*AVAILABLE DATA:*
-----

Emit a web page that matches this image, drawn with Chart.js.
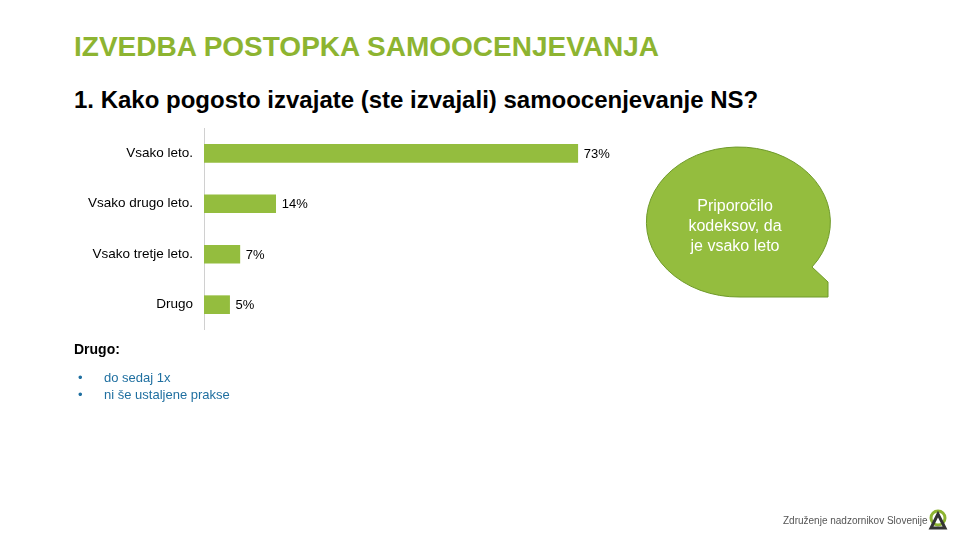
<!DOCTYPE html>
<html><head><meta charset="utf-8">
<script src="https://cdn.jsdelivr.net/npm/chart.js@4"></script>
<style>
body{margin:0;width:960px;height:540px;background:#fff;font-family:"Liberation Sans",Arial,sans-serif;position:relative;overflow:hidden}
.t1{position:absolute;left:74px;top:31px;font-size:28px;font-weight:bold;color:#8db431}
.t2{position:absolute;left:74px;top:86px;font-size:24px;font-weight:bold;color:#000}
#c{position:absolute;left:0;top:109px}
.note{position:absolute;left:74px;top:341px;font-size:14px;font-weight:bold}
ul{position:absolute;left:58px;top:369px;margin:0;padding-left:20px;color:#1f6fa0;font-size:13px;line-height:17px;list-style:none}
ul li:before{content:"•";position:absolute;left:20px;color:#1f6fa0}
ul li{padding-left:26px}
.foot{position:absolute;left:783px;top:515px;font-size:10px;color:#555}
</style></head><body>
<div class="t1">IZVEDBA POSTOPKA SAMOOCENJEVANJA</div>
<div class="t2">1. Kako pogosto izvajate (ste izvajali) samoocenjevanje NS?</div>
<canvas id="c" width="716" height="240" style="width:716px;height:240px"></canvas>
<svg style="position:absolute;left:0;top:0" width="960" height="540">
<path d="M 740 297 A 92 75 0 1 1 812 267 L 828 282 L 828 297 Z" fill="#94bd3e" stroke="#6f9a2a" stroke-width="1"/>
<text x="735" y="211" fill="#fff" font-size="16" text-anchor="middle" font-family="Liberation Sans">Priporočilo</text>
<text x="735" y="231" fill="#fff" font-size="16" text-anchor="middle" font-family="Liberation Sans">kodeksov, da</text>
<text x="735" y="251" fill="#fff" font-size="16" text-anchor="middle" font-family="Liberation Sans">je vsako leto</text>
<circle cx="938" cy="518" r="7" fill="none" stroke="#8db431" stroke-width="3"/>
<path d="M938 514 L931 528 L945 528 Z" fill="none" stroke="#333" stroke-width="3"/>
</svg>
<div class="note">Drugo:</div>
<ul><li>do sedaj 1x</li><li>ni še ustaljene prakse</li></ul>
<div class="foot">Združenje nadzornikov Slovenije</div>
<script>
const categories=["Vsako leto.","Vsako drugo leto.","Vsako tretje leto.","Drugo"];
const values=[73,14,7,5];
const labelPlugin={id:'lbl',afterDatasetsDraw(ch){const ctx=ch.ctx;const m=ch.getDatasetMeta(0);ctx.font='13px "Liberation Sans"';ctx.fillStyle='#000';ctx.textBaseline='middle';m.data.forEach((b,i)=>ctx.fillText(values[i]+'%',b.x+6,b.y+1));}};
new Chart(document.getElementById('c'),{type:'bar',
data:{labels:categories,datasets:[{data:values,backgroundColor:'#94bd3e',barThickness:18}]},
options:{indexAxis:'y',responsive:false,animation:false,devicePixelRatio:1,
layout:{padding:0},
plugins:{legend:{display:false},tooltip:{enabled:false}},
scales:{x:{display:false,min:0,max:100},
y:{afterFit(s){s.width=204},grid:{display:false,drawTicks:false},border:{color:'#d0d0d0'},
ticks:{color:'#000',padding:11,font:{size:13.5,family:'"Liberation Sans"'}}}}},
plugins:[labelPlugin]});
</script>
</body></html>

-----

*INSTRUCTIONS FOR THE TASK:* Leave out the pictures and copy the rest of the material above exactly.

*SOLUTION FOR THIS PROBLEM:*
Emit a web page that matches this image, drawn with Chart.js.
<!DOCTYPE html>
<html><head><meta charset="utf-8">
<script src="https://cdn.jsdelivr.net/npm/chart.js@4"></script>
<style>
body{margin:0;width:960px;height:540px;background:#fff;font-family:"Liberation Sans",Arial,sans-serif;position:relative;overflow:hidden}
.t1{position:absolute;left:74px;top:31px;font-size:28px;font-weight:bold;color:#8db431}
.t2{position:absolute;left:74px;top:86px;font-size:24px;font-weight:bold;color:#000}
#c{position:absolute;left:0;top:109px}
.note{position:absolute;left:74px;top:341px;font-size:14px;font-weight:bold}
ul{position:absolute;left:58px;top:369px;margin:0;padding-left:20px;color:#1f6fa0;font-size:13px;line-height:17px;list-style:none}
ul li:before{content:"•";position:absolute;left:20px;color:#1f6fa0}
ul li{padding-left:26px}
.foot{position:absolute;left:783px;top:515px;font-size:10px;color:#555}
</style></head><body>
<div class="t1">IZVEDBA POSTOPKA SAMOOCENJEVANJA</div>
<div class="t2">1. Kako pogosto izvajate (ste izvajali) samoocenjevanje NS?</div>
<canvas id="c" width="716" height="240" style="width:716px;height:240px"></canvas>
<svg style="position:absolute;left:0;top:0" width="960" height="540">
<path d="M 740 297 A 92 75 0 1 1 812 267 L 828 282 L 828 297 Z" fill="#94bd3e" stroke="#6f9a2a" stroke-width="1"/>
<text x="735" y="211" fill="#fff" font-size="16" text-anchor="middle" font-family="Liberation Sans">Priporočilo</text>
<text x="735" y="231" fill="#fff" font-size="16" text-anchor="middle" font-family="Liberation Sans">kodeksov, da</text>
<text x="735" y="251" fill="#fff" font-size="16" text-anchor="middle" font-family="Liberation Sans">je vsako leto</text>
<circle cx="938" cy="518" r="7" fill="none" stroke="#8db431" stroke-width="3"/>
<path d="M938 514 L931 528 L945 528 Z" fill="none" stroke="#333" stroke-width="3"/>
</svg>
<div class="note">Drugo:</div>
<ul><li>do sedaj 1x</li><li>ni še ustaljene prakse</li></ul>
<div class="foot">Združenje nadzornikov Slovenije</div>
<script>
const categories=["Vsako leto.","Vsako drugo leto.","Vsako tretje leto.","Drugo"];
const values=[73,14,7,5];
const labelPlugin={id:'lbl',afterDatasetsDraw(ch){const ctx=ch.ctx;const m=ch.getDatasetMeta(0);ctx.font='13px "Liberation Sans"';ctx.fillStyle='#000';ctx.textBaseline='middle';m.data.forEach((b,i)=>ctx.fillText(values[i]+'%',b.x+6,b.y+1));}};
new Chart(document.getElementById('c'),{type:'bar',
data:{labels:categories,datasets:[{data:values,backgroundColor:'#94bd3e',barThickness:18}]},
options:{indexAxis:'y',responsive:false,animation:false,devicePixelRatio:1,
layout:{padding:0},
plugins:{legend:{display:false},tooltip:{enabled:false}},
scales:{x:{display:false,min:0,max:100},
y:{afterFit(s){s.width=204},grid:{display:false,drawTicks:false},border:{color:'#d0d0d0'},
ticks:{color:'#000',padding:11,font:{size:13.5,family:'"Liberation Sans"'}}}}},
plugins:[labelPlugin]});
</script>
</body></html>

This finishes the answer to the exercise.